== PROBLEM DETAILS ==
Omit the pictures and print exactly the lines of the listing below, starting at the first and ending at the line containing "const yTicks = [0, 1, 2, 3];".

== INFORMATION PROVIDED ==
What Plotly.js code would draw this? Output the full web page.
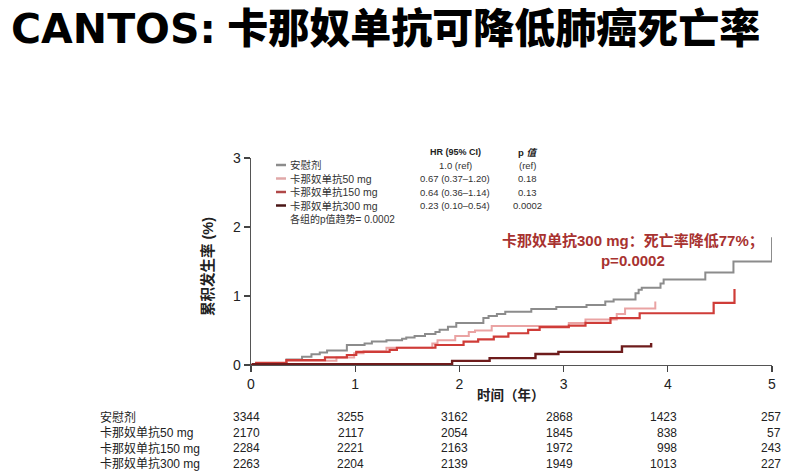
<!DOCTYPE html>
<html>
<head>
<meta charset="utf-8">
<script src="https://cdn.plot.ly/plotly-3.0.1.min.js"></script>
<style>html,body{margin:0;padding:0;background:#fff;}#chart{width:796px;height:475px;}</style>
</head>
<body>
<div id="chart"></div>
<script>
// ---- data ----
const groupNames = ["安慰剂", "卡那奴单抗50 mg", "卡那奴单抗150 mg", "卡那奴单抗300 mg"];
const placeboT = [0, 0.10, 0.34, 0.49, 0.58, 0.66, 0.73, 0.92, 1.09, 1.16, 1.30, 1.45, 1.49, 1.57, 1.67, 1.77, 1.81, 1.89, 1.97, 2.23, 2.28, 2.36, 2.44, 2.69, 2.93, 3.22, 3.40, 3.48, 3.69, 3.72, 3.75, 3.93, 3.96, 4.36, 4.63, 5.00];
const placeboV = [0, 0.02, 0.08, 0.12, 0.155, 0.18, 0.21, 0.29, 0.31, 0.34, 0.36, 0.38, 0.40, 0.42, 0.45, 0.48, 0.51, 0.555, 0.61, 0.68, 0.71, 0.74, 0.77, 0.81, 0.84, 0.87, 0.92, 0.95, 1.04, 1.09, 1.12, 1.18, 1.24, 1.34, 1.50, 1.85];
const dose50T = [0, 0.05, 0.34, 0.82, 0.99, 1.08, 1.30, 1.74, 1.79, 1.96, 2.09, 2.15, 2.31, 3.05, 3.21, 3.51, 3.59, 3.88];
const dose50V = [0, 0.03, 0.06, 0.11, 0.17, 0.20, 0.25, 0.31, 0.36, 0.42, 0.48, 0.50, 0.565, 0.61, 0.66, 0.74, 0.82, 0.92];
const dose150T = [0, 0.05, 0.34, 0.71, 0.92, 1.01, 1.33, 1.40, 1.77, 2.04, 2.18, 2.33, 2.47, 2.66, 2.77, 3.05, 3.21, 3.45, 3.73, 4.44, 4.64];
const dose150V = [0, 0.03, 0.07, 0.11, 0.145, 0.19, 0.22, 0.25, 0.29, 0.34, 0.37, 0.41, 0.46, 0.51, 0.55, 0.57, 0.61, 0.68, 0.75, 0.90, 1.10];
const dose300T = [0, 0.02, 1.93, 2.29, 2.73, 2.95, 3.56, 3.84];
const dose300V = [0, 0.01, 0.06, 0.10, 0.16, 0.19, 0.27, 0.32];
const hrText = ["1.0 (ref)", "0.67 (0.37–1.20)", "0.64 (0.36–1.14)", "0.23 (0.10–0.54)"];
const pText = ["(ref)", "0.18", "0.13", "0.0002"];
const riskTimes = [0, 1, 2, 3, 4, 5];
const riskPlacebo = [3344, 3255, 3162, 2868, 1423, 257];
const risk50 = [2170, 2117, 2054, 1845, 838, 57];
const risk150 = [2284, 2221, 2163, 1972, 998, 243];
const risk300 = [2263, 2204, 2139, 1949, 1013, 227];
const xTicks = [0, 1, 2, 3, 4, 5];
const yTicks = [0, 1, 2, 3];

// ---- styling / layout helpers ----
const colors = ["#8c8c8c", "#eaa3a3", "#cf3c38", "#6e1c1c"];
const legendColors = ["#8c8c8c", "#e0a8a8", "#b04848", "#4a1616"];
const W = 796, H = 475;
const M = {l: 251, r: 24, t: 158, b: 110};
const PW = W - M.l - M.r, PH = H - M.t - M.b;
const px = x => (x - M.l) / PW;
const py = y => 1 - (y - M.t) / PH;
const FONT = "Liberation Sans, Arial, Noto Sans CJK SC, sans-serif";

const series = [[placeboT, placeboV], [dose50T, dose50V], [dose150T, dose150V], [dose300T, dose300V]];
const widths = [2, 2, 2.2, 2.4];
const traces = series.map((s, i) => ({
  x: s[0], y: s[1], type: "scatter", mode: "lines",
  line: {shape: "hv", color: colors[i], width: widths[i]},
  name: groupNames[i], hoverinfo: "skip"
}));

const ann = [];
const shapes = [];
// title
ann.push({xref: "paper", yref: "paper", x: px(9), y: py(29), xanchor: "left", yanchor: "middle",
  text: "<span style='font-family:DejaVu Sans'>CANTOS:</span> 卡那奴单抗可降低肺癌死亡率", showarrow: false,
  font: {family: FONT, size: 41, color: "#000", weight: 900}});
// y title
ann.push({xref: "paper", yref: "paper", x: px(207), y: py(267), xanchor: "center", yanchor: "middle",
  text: "累积发生率 (%)", textangle: -90, showarrow: false,
  font: {family: FONT, size: 14.5, color: "#222", weight: "bold"}});
// x title
ann.push({xref: "paper", yref: "paper", x: px(511), y: py(395), xanchor: "center", yanchor: "middle",
  text: "时间（年）", showarrow: false,
  font: {family: FONT, size: 13.5, color: "#222", weight: "bold"}});
// legend table
const legRows = [165, 178.5, 192, 205.5];
ann.push({xref: "paper", yref: "paper", x: px(455), y: py(152), xanchor: "center", yanchor: "middle",
  text: "HR (95% CI)", showarrow: false, font: {family: FONT, size: 9, color: "#222", weight: "bold"}});
ann.push({xref: "paper", yref: "paper", x: px(527), y: py(152), xanchor: "center", yanchor: "middle",
  text: "p <i>值</i>", showarrow: false, font: {family: FONT, size: 9.5, color: "#222", weight: "bold"}});
groupNames.forEach((g, i) => {
  const yy = legRows[i];
  shapes.push({type: "line", xref: "paper", yref: "paper", x0: px(276), x1: px(286), y0: py(yy), y1: py(yy),
    line: {color: legendColors[i], width: 2.5}});
  ann.push({xref: "paper", yref: "paper", x: px(288), y: py(yy), xanchor: "left", yanchor: "middle",
    text: g, showarrow: false, font: {family: FONT, size: 10.5, color: "#333"}});
  ann.push({xref: "paper", yref: "paper", x: px(455), y: py(yy), xanchor: "center", yanchor: "middle",
    text: hrText[i], showarrow: false, font: {family: FONT, size: 9.5, color: "#333"}});
  ann.push({xref: "paper", yref: "paper", x: px(527), y: py(yy), xanchor: "center", yanchor: "middle",
    text: pText[i], showarrow: false, font: {family: FONT, size: 9.5, color: "#333"}});
});
ann.push({xref: "paper", yref: "paper", x: px(288), y: py(219), xanchor: "left", yanchor: "middle",
  text: "各组的p值趋势= 0.0002", showarrow: false, font: {family: FONT, size: 10, color: "#333"}});
// red callout
ann.push({xref: "paper", yref: "paper", x: px(633), y: py(250), xanchor: "center", yanchor: "middle",
  text: "卡那奴单抗300 mg：死亡率降低77%；<br>p=0.0002", showarrow: false, align: "center",
  font: {family: FONT, size: 15, color: "#a83230", weight: "bold"}});
// risk table
const riskRows = [riskPlacebo, risk50, risk150, risk300];
const riskY = [417, 432.5, 448, 463.5];
riskRows.forEach((row, r) => {
  ann.push({xref: "paper", yref: "paper", x: px(98), y: py(riskY[r]), xanchor: "left", yanchor: "middle",
    text: groupNames[r], showarrow: false, font: {family: FONT, size: 12, color: "#222"}});
  row.forEach((v, k) => {
    ann.push({xref: "x", yref: "paper", x: riskTimes[k], y: py(riskY[r]), xanchor: "right", yanchor: "middle",
      xshift: 11, text: String(v), showarrow: false, font: {family: FONT, size: 12, color: "#222"}});
  });
});

const layout = {
  width: W, height: H, margin: M, showlegend: false,
  paper_bgcolor: "#fff", plot_bgcolor: "#fff",
  xaxis: {range: [0, 5], tickvals: xTicks, ticks: "outside", ticklen: 6, tickcolor: "#444", tickwidth: 1.3,
    showline: true, linecolor: "#555", linewidth: 1.3, showgrid: false, zeroline: false,
    tickfont: {family: FONT, size: 14, color: "#222"}, fixedrange: true},
  yaxis: {range: [0, 3], tickvals: yTicks, ticks: "outside", ticklen: 6, tickcolor: "#444", tickwidth: 1.3,
    showline: true, linecolor: "#555", linewidth: 1.3, showgrid: false, zeroline: false,
    tickfont: {family: FONT, size: 14, color: "#222"}, fixedrange: true},
  annotations: ann, shapes: shapes
};
Plotly.newPlot("chart", traces, layout, {staticPlot: true, displayModeBar: false});
</script>
</body>
</html>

== RIGHT ANSWER ==
What Plotly.js code would draw this? Output the full web page.
<!DOCTYPE html>
<html>
<head>
<meta charset="utf-8">
<script src="https://cdn.plot.ly/plotly-3.0.1.min.js"></script>
<style>html,body{margin:0;padding:0;background:#fff;}#chart{width:796px;height:475px;}</style>
</head>
<body>
<div id="chart"></div>
<script>
// ---- data ----
const groupNames = ["安慰剂", "卡那奴单抗50 mg", "卡那奴单抗150 mg", "卡那奴单抗300 mg"];
const placeboT = [0, 0.10, 0.34, 0.49, 0.58, 0.66, 0.73, 0.92, 1.09, 1.16, 1.30, 1.45, 1.49, 1.57, 1.67, 1.77, 1.81, 1.89, 1.97, 2.23, 2.28, 2.36, 2.44, 2.69, 2.93, 3.22, 3.40, 3.48, 3.69, 3.72, 3.75, 3.93, 3.96, 4.36, 4.63, 5.00];
const placeboV = [0, 0.02, 0.08, 0.12, 0.155, 0.18, 0.21, 0.29, 0.31, 0.34, 0.36, 0.38, 0.40, 0.42, 0.45, 0.48, 0.51, 0.555, 0.61, 0.68, 0.71, 0.74, 0.77, 0.81, 0.84, 0.87, 0.92, 0.95, 1.04, 1.09, 1.12, 1.18, 1.24, 1.34, 1.50, 1.85];
const dose50T = [0, 0.05, 0.34, 0.82, 0.99, 1.08, 1.30, 1.74, 1.79, 1.96, 2.09, 2.15, 2.31, 3.05, 3.21, 3.51, 3.59, 3.88];
const dose50V = [0, 0.03, 0.06, 0.11, 0.17, 0.20, 0.25, 0.31, 0.36, 0.42, 0.48, 0.50, 0.565, 0.61, 0.66, 0.74, 0.82, 0.92];
const dose150T = [0, 0.05, 0.34, 0.71, 0.92, 1.01, 1.33, 1.40, 1.77, 2.04, 2.18, 2.33, 2.47, 2.66, 2.77, 3.05, 3.21, 3.45, 3.73, 4.44, 4.64];
const dose150V = [0, 0.03, 0.07, 0.11, 0.145, 0.19, 0.22, 0.25, 0.29, 0.34, 0.37, 0.41, 0.46, 0.51, 0.55, 0.57, 0.61, 0.68, 0.75, 0.90, 1.10];
const dose300T = [0, 0.02, 1.93, 2.29, 2.73, 2.95, 3.56, 3.84];
const dose300V = [0, 0.01, 0.06, 0.10, 0.16, 0.19, 0.27, 0.32];
const hrText = ["1.0 (ref)", "0.67 (0.37–1.20)", "0.64 (0.36–1.14)", "0.23 (0.10–0.54)"];
const pText = ["(ref)", "0.18", "0.13", "0.0002"];
const riskTimes = [0, 1, 2, 3, 4, 5];
const riskPlacebo = [3344, 3255, 3162, 2868, 1423, 257];
const risk50 = [2170, 2117, 2054, 1845, 838, 57];
const risk150 = [2284, 2221, 2163, 1972, 998, 243];
const risk300 = [2263, 2204, 2139, 1949, 1013, 227];
const xTicks = [0, 1, 2, 3, 4, 5];
const yTicks = [0, 1, 2, 3];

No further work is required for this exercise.